2025年7月7日、米Appleは、欧州委員会が4月23日に「デジタル市場法(DMA)」に基づいて下した制裁措置に対し、正式に上訴したと発表した。
App Storeの運営に対する規制が過度であり、開発者やユーザーに不利益を与えると主張している。

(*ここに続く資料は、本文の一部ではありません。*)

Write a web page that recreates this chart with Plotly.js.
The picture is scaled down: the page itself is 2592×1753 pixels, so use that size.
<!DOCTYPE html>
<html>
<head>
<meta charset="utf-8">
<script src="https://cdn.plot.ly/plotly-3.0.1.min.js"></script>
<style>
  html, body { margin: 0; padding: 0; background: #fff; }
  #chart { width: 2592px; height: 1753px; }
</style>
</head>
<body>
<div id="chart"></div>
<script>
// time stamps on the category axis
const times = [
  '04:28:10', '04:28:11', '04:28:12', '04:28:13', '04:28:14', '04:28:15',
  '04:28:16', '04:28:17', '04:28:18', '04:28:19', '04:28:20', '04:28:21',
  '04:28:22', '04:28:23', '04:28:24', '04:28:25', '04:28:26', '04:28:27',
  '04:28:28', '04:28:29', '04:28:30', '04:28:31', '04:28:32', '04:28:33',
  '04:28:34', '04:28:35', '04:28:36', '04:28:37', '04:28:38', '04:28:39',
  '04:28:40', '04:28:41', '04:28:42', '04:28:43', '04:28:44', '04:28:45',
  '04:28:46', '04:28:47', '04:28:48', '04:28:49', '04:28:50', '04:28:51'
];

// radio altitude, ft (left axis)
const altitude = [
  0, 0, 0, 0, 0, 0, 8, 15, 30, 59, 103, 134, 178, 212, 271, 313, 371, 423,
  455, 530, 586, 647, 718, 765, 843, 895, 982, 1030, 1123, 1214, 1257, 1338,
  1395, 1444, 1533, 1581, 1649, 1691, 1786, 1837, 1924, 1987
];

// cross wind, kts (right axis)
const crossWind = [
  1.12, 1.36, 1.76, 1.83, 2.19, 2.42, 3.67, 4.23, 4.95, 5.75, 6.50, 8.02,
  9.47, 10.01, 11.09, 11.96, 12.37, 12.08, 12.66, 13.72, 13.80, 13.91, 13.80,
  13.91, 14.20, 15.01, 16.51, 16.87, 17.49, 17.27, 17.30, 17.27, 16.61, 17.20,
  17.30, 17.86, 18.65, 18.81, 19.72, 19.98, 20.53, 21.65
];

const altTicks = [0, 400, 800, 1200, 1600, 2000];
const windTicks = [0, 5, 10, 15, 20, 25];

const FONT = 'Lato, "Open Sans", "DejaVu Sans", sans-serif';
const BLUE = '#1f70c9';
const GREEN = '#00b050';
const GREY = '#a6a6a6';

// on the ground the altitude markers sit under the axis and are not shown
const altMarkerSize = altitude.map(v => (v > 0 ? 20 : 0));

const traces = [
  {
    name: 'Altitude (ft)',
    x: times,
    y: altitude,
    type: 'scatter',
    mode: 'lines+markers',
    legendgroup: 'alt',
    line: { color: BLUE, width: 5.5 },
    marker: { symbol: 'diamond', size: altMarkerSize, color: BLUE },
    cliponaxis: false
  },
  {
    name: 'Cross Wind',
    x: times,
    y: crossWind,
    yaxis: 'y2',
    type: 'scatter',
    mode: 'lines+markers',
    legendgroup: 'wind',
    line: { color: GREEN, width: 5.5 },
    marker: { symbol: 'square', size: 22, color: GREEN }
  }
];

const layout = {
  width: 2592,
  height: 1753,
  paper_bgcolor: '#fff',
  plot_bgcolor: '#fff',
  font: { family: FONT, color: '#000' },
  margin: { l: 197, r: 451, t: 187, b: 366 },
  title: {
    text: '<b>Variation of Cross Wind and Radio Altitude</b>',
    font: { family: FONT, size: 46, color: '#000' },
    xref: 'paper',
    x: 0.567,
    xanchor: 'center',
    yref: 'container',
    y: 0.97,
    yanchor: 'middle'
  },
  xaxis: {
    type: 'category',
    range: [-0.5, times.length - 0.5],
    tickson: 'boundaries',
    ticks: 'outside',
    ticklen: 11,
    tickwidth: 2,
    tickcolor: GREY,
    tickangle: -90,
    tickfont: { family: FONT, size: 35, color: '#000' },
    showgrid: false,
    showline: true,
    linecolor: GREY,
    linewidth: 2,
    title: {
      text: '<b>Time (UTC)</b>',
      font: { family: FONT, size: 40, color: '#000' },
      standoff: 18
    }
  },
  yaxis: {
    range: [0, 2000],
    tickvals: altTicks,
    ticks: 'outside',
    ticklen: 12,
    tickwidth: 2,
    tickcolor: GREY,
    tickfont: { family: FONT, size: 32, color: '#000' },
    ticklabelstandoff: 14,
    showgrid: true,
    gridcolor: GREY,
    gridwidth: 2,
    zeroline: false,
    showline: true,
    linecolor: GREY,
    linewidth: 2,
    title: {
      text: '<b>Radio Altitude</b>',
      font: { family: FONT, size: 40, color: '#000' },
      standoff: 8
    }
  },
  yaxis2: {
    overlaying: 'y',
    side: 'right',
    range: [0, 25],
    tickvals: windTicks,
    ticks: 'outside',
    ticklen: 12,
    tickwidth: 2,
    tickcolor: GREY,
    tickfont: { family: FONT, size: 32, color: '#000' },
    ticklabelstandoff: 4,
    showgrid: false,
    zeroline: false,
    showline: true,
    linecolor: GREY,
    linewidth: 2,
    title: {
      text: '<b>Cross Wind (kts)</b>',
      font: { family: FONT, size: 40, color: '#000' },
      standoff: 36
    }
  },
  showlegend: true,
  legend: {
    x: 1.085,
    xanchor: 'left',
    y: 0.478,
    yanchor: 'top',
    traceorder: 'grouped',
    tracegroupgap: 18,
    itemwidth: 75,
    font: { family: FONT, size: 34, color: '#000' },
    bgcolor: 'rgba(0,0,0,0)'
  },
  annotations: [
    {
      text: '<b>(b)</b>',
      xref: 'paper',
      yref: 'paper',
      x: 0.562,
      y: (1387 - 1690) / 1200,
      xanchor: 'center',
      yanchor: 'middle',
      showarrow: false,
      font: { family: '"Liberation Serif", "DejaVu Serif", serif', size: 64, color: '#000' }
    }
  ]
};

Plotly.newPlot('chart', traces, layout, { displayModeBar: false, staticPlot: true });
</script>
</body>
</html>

対応は欧州市場に限定される。
Apple、EUの制裁措置に対し正式に上訴 DMA違反認定で5億ユーロの制裁金
Appleは7月7日、欧州委員会が「デジタル市場法」に基づき同社に課した制裁措置に対して上訴したと明らかにした。
措置は2025年4月23日に下されたもので、同社のApp Store運営がDMAで定められた「反誘導義務(※1)」に違反すると判断されたことが背景にある。

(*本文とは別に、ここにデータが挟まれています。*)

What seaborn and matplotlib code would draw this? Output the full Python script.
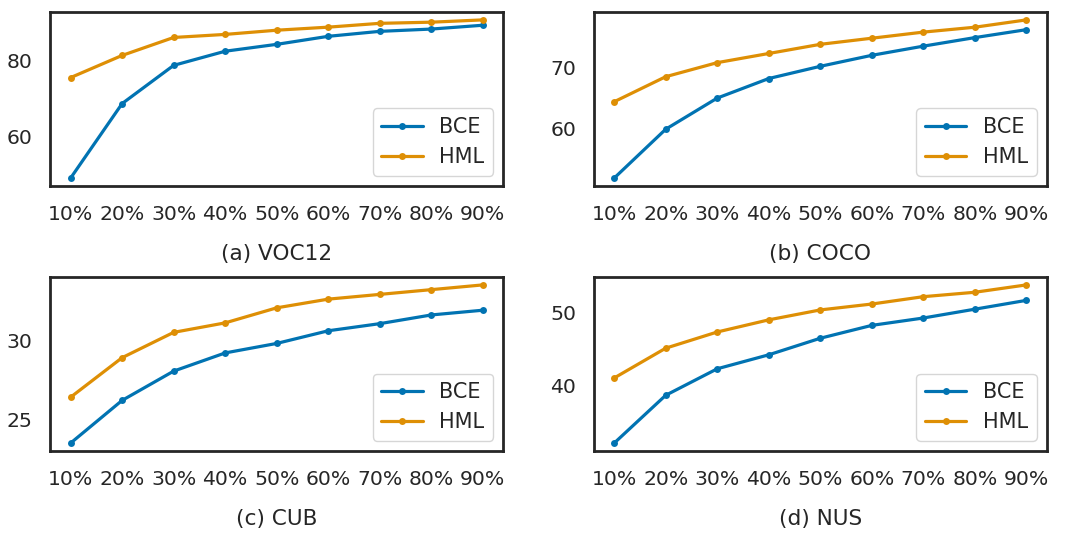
import numpy as np
import pandas as pd
import seaborn as sns
import matplotlib.pyplot as plt

# ratio of labels kept
ratios = ["10%", "20%", "30%", "40%", "50%", "60%", "70%", "80%", "90%"]

# values
voc_bce = [49.2, 68.7, 78.7, 82.4, 84.2, 86.3, 87.6, 88.2, 89.2]
voc_hml = [75.5, 81.3, 86.0, 86.8, 87.9, 88.7, 89.7, 90.0, 90.6]
coco_bce = [51.9, 59.9, 65.0, 68.2, 70.2, 72.0, 73.5, 74.9, 76.2]
coco_hml = [64.4, 68.5, 70.8, 72.3, 73.8, 74.8, 75.8, 76.6, 77.8]
cub_bce = [23.5, 26.2, 28.05, 29.2, 29.8, 30.6, 31.05, 31.6, 31.9]
cub_hml = [26.4, 28.9, 30.5, 31.1, 32.05, 32.6, 32.9, 33.2, 33.5]
nus_bce = [32.2, 38.7, 42.3, 44.2, 46.45, 48.2, 49.2, 50.4, 51.6]
nus_hml = [41.05, 45.1, 47.3, 48.95, 50.3, 51.1, 52.1, 52.7, 53.7]

titles = ["(a) VOC12", "(b) COCO", "(c) CUB", "(d) NUS"]
bce_all = [voc_bce, coco_bce, cub_bce, nus_bce]
hml_all = [voc_hml, coco_hml, cub_hml, nus_hml]

sns.set_style("white", {"axes.edgecolor": ".15"})
pal = sns.color_palette("colorblind")
plt.rcParams["axes.linewidth"] = 2.0

fig, axes = plt.subplots(2, 2, figsize=(10.8, 5.35), dpi=100)
fig.subplots_adjust(left=0.0463, right=0.9694, top=0.9776, bottom=0.157,
                    wspace=0.199, hspace=0.523)

x = np.arange(len(ratios))
for ax, title, bce, hml in zip(axes.flat, titles, bce_all, hml_all):
    sns.lineplot(x=x, y=bce, ax=ax, color=pal[0], marker="o", markersize=5,
                 markeredgewidth=0, linewidth=2.3, label="BCE")
    sns.lineplot(x=x, y=hml, ax=ax, color=pal[1], marker="o", markersize=5,
                 markeredgewidth=0, linewidth=2.3, label="HML")
    ax.set_xticks(x)
    ax.set_xticklabels(ratios)
    ax.tick_params(axis="x", labelsize=14.7, pad=10.5)
    ax.tick_params(axis="y", labelsize=14.7, pad=9)
    ax.set_xlabel(title, fontsize=15.6, labelpad=14, color=".15")
    ax.legend(loc="lower right", fontsize=15, frameon=True)

axes[0, 0].set_yticks([60, 80])
axes[0, 1].set_yticks([60, 70])
axes[1, 0].set_yticks([25, 30])
axes[1, 1].set_yticks([40, 50])

plt.savefig("out.png", dpi=100)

欧州委員会は、Appleがアプリ開発者に対して「App Store」以外の配信手段を使う際に複数の制限を設けていた点や、代替手段をユーザーに直接案内できない仕組みがある点を問題視。
その結果、ユーザーが他の選択肢を認識できず、恩恵を受けられない状況を生んでいたと指摘した。

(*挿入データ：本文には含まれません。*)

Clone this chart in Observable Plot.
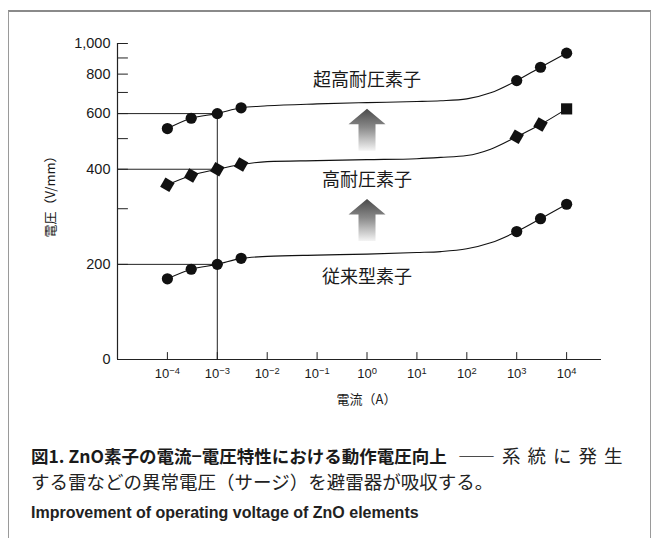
<!DOCTYPE html>
<html>
<head>
<meta charset="utf-8">
<script src="https://cdn.jsdelivr.net/npm/d3@7"></script>
<script src="https://cdn.jsdelivr.net/npm/@observablehq/plot@0.6"></script>
<style>
  html, body { margin: 0; padding: 0; background: #fff; }
  body { width: 652px; height: 538px; overflow: hidden; position: relative; }
  #box { position: absolute; left: 8px; top: 10px; width: 643px; height: 560px;
         border: 1px solid #9a9a9a; border-top: 2px solid #8a8a8a; box-sizing: border-box; }
  #chart { position: absolute; left: 0; top: 0; }
  .cap { position: absolute; left: 31px; white-space: nowrap; color: #1a1a1a; }
  #cap1 { top: 443px; font-family: "Noto Sans CJK JP", sans-serif; line-height: 25px; }
  #cap1 b { font-weight: 700; font-size: 17.5px; }
  #cap1 .r { font-weight: 400; font-size: 18.5px; color: #222; }
  #cap1 .sp { letter-spacing: 7px; }
  #cap2 { top: 503px; line-height: 20px; font-family: "Liberation Sans", Arial, sans-serif; font-size: 16px; font-weight: 700; color: #222; }
</style>
</head>
<body>
<div id="box"></div>
<div id="chart"></div>
<div class="cap" id="cap1"><b>図1. ZnO素子の電流−電圧特性における動作電圧向上</b><span class="r sp"> ――系統に発生</span><br><span class="r">する雷などの異常電圧（サージ）を避雷器が吸収する。</span></div>
<div class="cap" id="cap2">Improvement of operating voltage of ZnO elements</div>
<script>
// ---- data ----
const xMeasured = [1e-4, 3e-4, 1e-3, 3e-3, 1e3, 3e3, 1e4];       // current (A) of marked points
const xCurve    = [1e-2, 1e-1, 1e0, 1e1, 3e1, 1e2, 3e2];         // current (A) of points
const seriesNames = ["超高耐圧素子", "高耐圧素子", "従来型素子"];
const s1Measured = [538, 580, 600, 626, 763, 841, 932];           // V/mm
const s2Measured = [357, 382, 400, 414, 507, 554, 621];
const s3Measured = [180, 193, 200, 209, 254, 279, 310];
const s1Curve = [635, 644, 650, 655, 659, 668, 698];
const s2Curve = [423, 426, 429, 432, 436, 442, 463];
const s3Curve = [212, 214, 215.5, 218, 219.5, 224, 234];
const s1Markers = ["circle", "circle", "circle", "circle", "circle", "circle", "circle"];
const s2Markers = ["diamond", "diamond", "diamond", "diamond", "diamond", "diamond", "square"];
const s3Markers = ["circle", "circle", "circle", "circle", "circle", "circle", "circle"];
const labelVoltage = [767, 370, 182];          // label positions (V/mm) at 10^0 A
const labelCurrent = 1e0;
const arrowBaseVoltage = [458, 237];           // arrows at 10^0 A
const refLevels = [600, 400, 200];
const refCurrent = 1e-3;
const xTicks = [1e-4, 1e-3, 1e-2, 1e-1, 1e0, 1e1, 1e2, 1e3, 1e4];
const yTickValues = [100, 200, 400, 600, 800, 1000];
const yTickLabels = ["0", "200", "400", "600", "800", "1,000"];
const yMinorTicks = [300, 500, 700, 900];
const xDomain = [1e-5, 5e4];
const yDomain = [100, 1000];
const xTitle = "電流（A）";
const yTitle = "電圧（V/mm）";

// ---- tables ----
const measuredSets = [s1Measured, s2Measured, s3Measured];
const curveSets = [s1Curve, s2Curve, s3Curve];
const markerSets = [s1Markers, s2Markers, s3Markers];
const points = [];
const linePts = [];
measuredSets.forEach((vals, s) => {
  vals.forEach((v, i) => {
    points.push({series: seriesNames[s], current: xMeasured[i], voltage: v, marker: markerSets[s][i]});
    linePts.push({series: seriesNames[s], current: xMeasured[i], voltage: v});
  });
  curveSets[s].forEach((v, i) => linePts.push({series: seriesNames[s], current: xCurve[i], voltage: v}));
});
linePts.sort((a, b) => a.current - b.current);
const labels = seriesNames.map((n, i) => ({name: n, voltage: labelVoltage[i]}));

const lineShape = {draw(ctx, l) { ctx.moveTo(0, 0); ctx.lineTo(0, -l); }};
const blockArrow = {draw(ctx, l) {
  const hw = 18.5, sw = 8.5, hl = 15.5;
  ctx.moveTo(-sw, 0); ctx.lineTo(-sw, -(l - hl)); ctx.lineTo(-hw, -(l - hl));
  ctx.lineTo(0, -l); ctx.lineTo(hw, -(l - hl)); ctx.lineTo(sw, -(l - hl)); ctx.lineTo(sw, 0);
  ctx.closePath();
}};

const jp = "Noto Sans CJK JP, sans-serif";
const chart = Plot.plot({
  width: 652, height: 420,
  marginLeft: 117, marginRight: 51, marginTop: 43, marginBottom: 61,
  x: {type: "log", domain: xDomain},
  y: {type: "log", domain: yDomain},
  style: {fontFamily: "Liberation Sans, Arial, sans-serif", color: "#1a1a1a", background: "transparent"},
  marks: [
    Plot.ruleY(refLevels, {x1: xDomain[0], x2: refCurrent, stroke: "#222", strokeWidth: 1}),
    Plot.ruleX([refCurrent], {y1: yDomain[0], y2: refLevels[0], stroke: "#222", strokeWidth: 1}),
    Plot.ruleX([xDomain[0]], {y1: yDomain[0], y2: yDomain[1], stroke: "#222", strokeWidth: 1.2}),
    Plot.ruleY([yDomain[0]], {stroke: "#222", strokeWidth: 1.2}),
    Plot.vector(yTickValues.slice(1).concat(yMinorTicks), {x: () => xDomain[0], y: d => d, rotate: 90, length: 10, anchor: "start", shape: lineShape, stroke: "#222", strokeWidth: 1}),
    Plot.vector(xTicks, {x: d => d, y: () => yDomain[0], rotate: 0, length: 7, anchor: "start", shape: lineShape, stroke: "#222", strokeWidth: 1}),
    Plot.axisY(yTickValues, {tickSize: 0, tickPadding: 7, fontSize: 14.5, tickFormat: d => yTickLabels[yTickValues.indexOf(d)], label: null}),
    Plot.axisX(xTicks, {tickSize: 0, tickPadding: 9, fontSize: 13, tickFormat: d => "10^" + Math.round(Math.log10(d)), label: null}),
    Plot.text([yTitle], {text: d => d, frameAnchor: "left", textAnchor: "middle", lineAnchor: "middle", dx: -67, dy: -8, rotate: -90, fontSize: 13, fontFamily: jp}),
    Plot.text([xTitle], {text: d => d, frameAnchor: "bottom", textAnchor: "middle", lineAnchor: "middle", dx: 7, dy: 40, fontSize: 13, fontFamily: jp}),
    Plot.line(linePts, {x: "current", y: "voltage", z: "series", curve: "monotone-x", stroke: "#111", strokeWidth: 1.1}),
    Plot.dot(points.filter(d => d.marker === "circle"), {x: "current", y: "voltage", r: 5.6, symbol: "circle", fill: "#111", stroke: "none"}),
    Plot.dot(points.filter(d => d.marker === "diamond"), {x: "current", y: "voltage", r: 6, symbol: "square", rotate: 30, fill: "#111", stroke: "none"}),
    Plot.dot(points.filter(d => d.marker === "square"), {x: "current", y: "voltage", r: 6.3, symbol: "square", fill: "#111", stroke: "none"}),
    Plot.vector(arrowBaseVoltage, {x: () => labelCurrent, y: d => d, rotate: 0, length: 42, anchor: "start", shape: blockArrow, fill: "url(#arrowGrad)", stroke: "none"}),
    Plot.text(labels, {x: () => labelCurrent, y: "voltage", text: "name", fontSize: 18, fontFamily: jp, fill: "#1a1a1a"})
  ]
});

// gradient for the arrows
const ns = "http://www.w3.org/2000/svg";
const defs = document.createElementNS(ns, "defs");
const grad = document.createElementNS(ns, "linearGradient");
grad.setAttribute("id", "arrowGrad");
grad.setAttribute("x1", "0"); grad.setAttribute("y1", "0");
grad.setAttribute("x2", "0"); grad.setAttribute("y2", "1");
[["0", "#4a4a4a"], ["0.45", "#8a8a8a"], ["1", "#f4f4f4"]].forEach(([o, c]) => {
  const st = document.createElementNS(ns, "stop");
  st.setAttribute("offset", o); st.setAttribute("stop-color", c);
  grad.appendChild(st);
});
defs.appendChild(grad);
chart.insertBefore(defs, chart.firstChild);

// superscript exponents on x tick labels
chart.querySelectorAll('g[aria-label="x-axis tick label"] text').forEach(t => {
  const parts = t.textContent.split("^");
  if (parts.length !== 2) return;
  t.textContent = parts[0];
  const ts = document.createElementNS(ns, "tspan");
  ts.setAttribute("dy", "-0.45em");
  ts.setAttribute("font-size", "0.72em");
  ts.textContent = parts[1].replace("-", "−");
  t.appendChild(ts);
});

document.getElementById("chart").appendChild(chart);
</script>
</body>
</html>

委員会はこうした制限が正当な理由に基づくものであるとするApple側の説明について「不十分」と結論付け、5億ユーロの制裁金を科した。Appleはこれに従わなければ、日々の懲罰的制裁金(※2)の支払い対象となる可能性がある。
今回の上訴にあたり、Appleは公式声明を通じて、欧州委員会がApp Storeの運営方針に過度に介入しており、「開発者に混乱を招き、ユーザーにも不利益を与える」と主張。裁判を通して事実関係を明らかにする姿勢を示している。
なお、同日に欧州委員会はMetaに対してもDMA違反を理由に2億ユーロの制裁金を課しているが、こちらは広告利用におけるデータ収集方針が対象となっており、Appleとは異なる違反内容である。
※1 反誘導義務:アプリ開発者が自社サービスや外部決済手段などをユーザーに案内する行為を妨げてはならないというDMA上の規定。
※2 懲罰的制裁金:制裁対象企業が決定に従わない場合、日次で課される追加的な罰金。
上訴で問われる規制の正当性 市場競争と企業の運営方針の自由度をめぐって
Appleの上訴は、EUにおけるプラットフォーム規制と事業運営の自由度の境界を問い直す動きといえる。
特に焦点となっているのは、開発者による「ステアリング・オプション(※3)」の範囲をどう定義するかという点である。
Appleは、EU加盟国内においてすでに外部リンクや外部決済の案内を可能とする手段を導入しているが、欧州委員会はその内容が十分でないと判断。競合するアプリストアや外部アプリへのリンク表示まで義務化するよう求めている。
この対応が進めば、ユーザーにとっては選択肢が増えるメリットがある一方で、Appleにとっては収益モデルの変更やセキュリティ管理上の懸念が生じる。
検索機能や発見機能といった付随サービスの切り離しも求められており、事業運営の柔軟性を損なう可能性がある。
今後の裁判では、欧州委員会の要求が競争促進とユーザー保護に資する「必要かつ相応の措置」であるかどうかが問われる。
Appleのような巨大プラットフォームにとって、規制の正当性を争う機会は今後のDMA運用における重要な前例となりうる。
※3 ステアリング・オプション:アプリ内でユーザーに対して他の支払い手段や配信経路を提示できる仕組みのこと。DMAにおいて義務化されている。